Several Waxahachie High School counselors were on hand during Monday night’s school board workshop to address the board and administration – and to request additional personnel so they can better serve the student population.
“We need a crisis counselor,” Ramona Leonhart said. “There are only seven of us and we need help.”
She noted that each counselor is assigned 350 or more students.
“I don’t have the time to learn all of their names,” she said of the current workload that sees the school counselors working with class schedules and academic issues while also overseeing testing.
“We work well together and we’re an amazing team,” Leonhart said, noting, however, that when a student walks in and indicates that he or she is in crisis, more than one counselor has to be diverted to assist.
A full-time crisis counselor also would have the licensed professional counseling credential as well as the training to better assist a student in crisis as opposed to a school counselor whose expertise and training are related to academics.
“We are trained as school counselors – and there’s a difference between being a school counselor and being an LPC,” she said.
While some of the counselors, including herself, do have their LPC, there remains a high need to provide help and support for students, Leonhart said of the need for a dedicated crisis counselor at the high school.
“We don’t have the resources and the staff,” she said, noting that while the counselors are able to run some groups and sessions, “How many other kids do we have needing services [that are unidentified]? … All of our kids who walk into our buildings have a story.”
During the discussion, it was noted that the recently adjourned 86th Legislature saw the passage of Senate Bill 11, which provides funding for school safety and security measures, including those related to student mental health.
SB 11 was signed into law by Gov.
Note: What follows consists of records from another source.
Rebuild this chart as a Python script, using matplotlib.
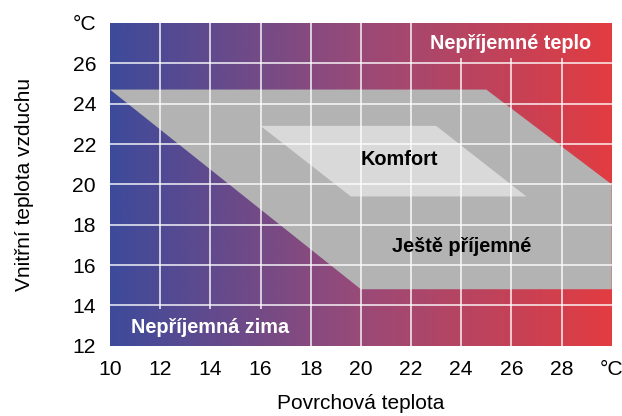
import numpy as np
import matplotlib
matplotlib.use("Agg")
import matplotlib.pyplot as plt
from matplotlib.colors import LinearSegmentedColormap
from matplotlib.patches import Polygon

plt.rcParams['font.family'] = ['Liberation Sans', 'DejaVu Sans']

# Data
x_ticks = [10, 12, 14, 16, 18, 20, 22, 24, 26, 28, 30]
x_tick_labels = ['10', '12', '14', '16', '18', '20', '22', '24', '26', '28', '°C']
y_ticks = [12, 14, 16, 18, 20, 22, 24, 26, 28]
y_tick_labels = ['12', '14', '16', '18', '20', '22', '24', '26', '°C']

# "Ještě příjemné" zone outline (surface temp, air temp)
ok_x = [10, 25, 30, 30, 20]
ok_y = [24.7, 24.7, 20.0, 14.8, 14.8]
# "Komfort" zone outline
comfort_x = [16, 23, 26.6, 19.6]
comfort_y = [22.9, 22.9, 19.4, 19.4]

labels = {
    'Komfort': (21.55, 21.25),
    'Ještě příjemné': (24.0, 16.9),
    'Nepříjemné teplo': (25.95, 27.0),
    'Nepříjemná zima': (14.0, 12.9),
}

xmin, xmax, ymin, ymax = 10, 30, 12, 28

cmap = LinearSegmentedColormap.from_list(
    'warmcold', [(0.0, '#3d4a9b'), (0.5, '#994a78'), (1.0, '#e23c41')])

fig = plt.figure(figsize=(6.22, 4.16), dpi=100)
ax = fig.add_axes([110/622, 1-345.7/416, (611.7-110)/622, (345.7-23)/416])

def gradient(x0, x1, y0, y1, z):
    xs = np.linspace(x0, x1, 400).reshape(1, -1)
    ax.imshow(xs, extent=[x0, x1, y0, y1], aspect='auto', cmap=cmap,
              vmin=xmin, vmax=xmax, zorder=z, interpolation='bilinear')

gradient(xmin, xmax, ymin, ymax, 0)

ax.add_patch(Polygon(np.column_stack([ok_x, ok_y]), closed=True,
                     facecolor='#b3b3b3', edgecolor='none', zorder=1))
ax.add_patch(Polygon(np.column_stack([comfort_x, comfort_y]), closed=True,
                     facecolor='#d9d9d9', edgecolor='none', zorder=1.5))

for xv in x_ticks[1:-1]:
    ax.axvline(xv, color='white', lw=1.2, alpha=0.85, zorder=2)
for yv in y_ticks[1:-1]:
    ax.axhline(yv, color='white', lw=1.2, alpha=0.85, zorder=2)

# boxes behind the outer labels hide the grid
gradient(22.6, 30, 26.25, 28, 3)
gradient(10, 17.5, 12, 13.82, 3)

fs_in = 14.3
ax.text(*labels['Komfort'], 'Komfort', ha='center', va='center',
        fontsize=fs_in, fontweight='bold', color='black', zorder=5)
ax.text(*labels['Ještě příjemné'], 'Ještě příjemné', ha='center', va='center',
        fontsize=fs_in, fontweight='bold', color='black', zorder=5)
ax.text(*labels['Nepříjemné teplo'], 'Nepříjemné teplo', ha='center', va='center',
        fontsize=fs_in, fontweight='bold', color='white', zorder=5)
ax.text(*labels['Nepříjemná zima'], 'Nepříjemná zima', ha='center', va='center',
        fontsize=fs_in, fontweight='bold', color='white', zorder=5)

ax.set_xlim(xmin, xmax)
ax.set_ylim(ymin, ymax)
ax.set_xticks(x_ticks)
ax.set_xticklabels(x_tick_labels)
ax.set_yticks(y_ticks)
ax.set_yticklabels(y_tick_labels)
ax.tick_params(length=0, labelsize=15.2, pad=10)
for s in ax.spines.values():
    s.set_visible(False)

ax.set_xlabel('Povrchová teplota', fontsize=15, labelpad=11)
ax.set_ylabel('Vnitřní teplota vzduchu', fontsize=15, labelpad=28)

fig.savefig('out.png', dpi=100)
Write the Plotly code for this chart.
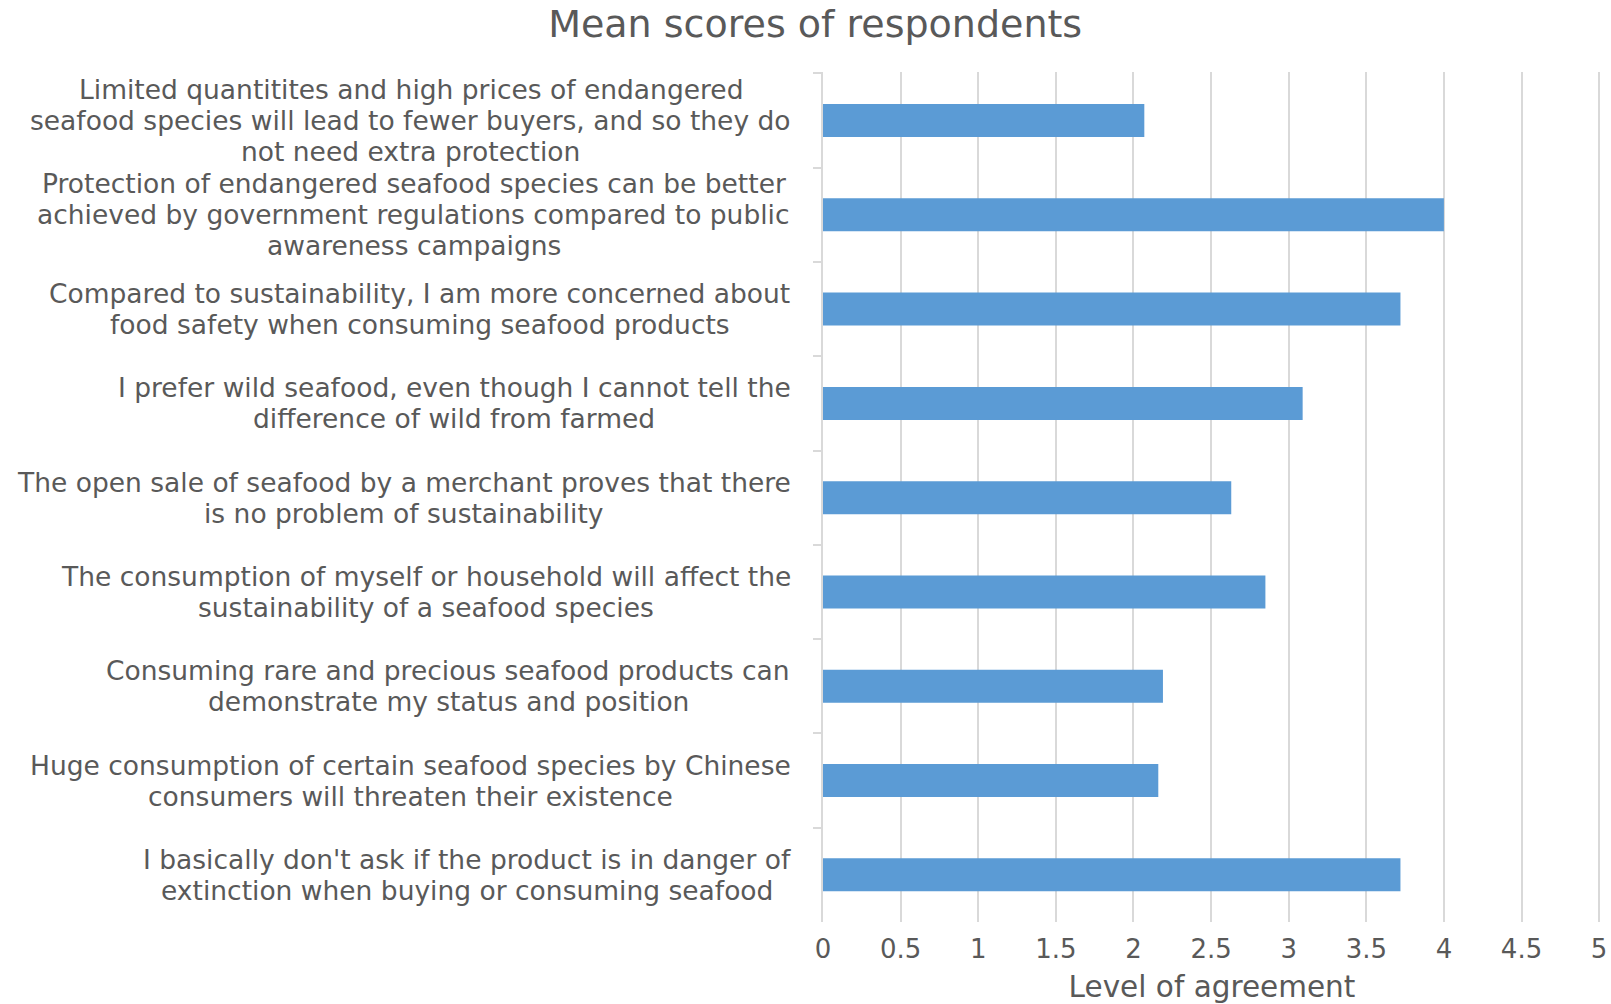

Greg Abbott on June 6 and took immediate effect.
The legislative session’s impact on public schools, including how their funding will be affected, continues to unfold, however, with assistant superintendent of business and finance Ryan Kahlden saying that districts are still determining what their funding will be now that the legislative session has concluded.
The counselors made their request during a workshop presentation by deputy superintendent Lee Auvenshine on the district’s safety and security plan. Since its August 2018 adoption, the administration has provided information on the 13-point plan’s progress to the board every four months.
Relating to security staffing, Auvenshine said two additional personnel will be hired for the high school for the upcoming school year, along with a clerical/dispatch person who will assist in monitoring the district’s video cameras.
He also noted that the video feeds are being connected with the Waxahachie Police Department so it will have immediate access in the event of an incident.
“The police department will have access to the video system,” he said. “They will be able to know what’s happening inside before they even arrive.”
Upon its adoption, the plan called for the hiring of a second school resource officer. That SRO was hired and in place throughout the 2018-2019 school year, with Auvenshine noting a third SRO is not being requested at this time.
He highlighted the success of one of the plan’s points, which was to implement a program that encourages first responders and law enforcement to have more of a presence on the district’s campuses by offering them work space and lunch.
“I think you’ve seen a much higher police presence on our campuses – and for a good reason,” Auvenshine said of the program’s success this past school year.
The district has also implemented its participation in the state-approved marshal program, which has at least one person fulfilling that role at each campus and with multiple people in that capacity at the high school.
Although approved by the board to implement, the similar, state-approved guardian program has not been put into action due to the district having its marshals in place, Auvenshine said.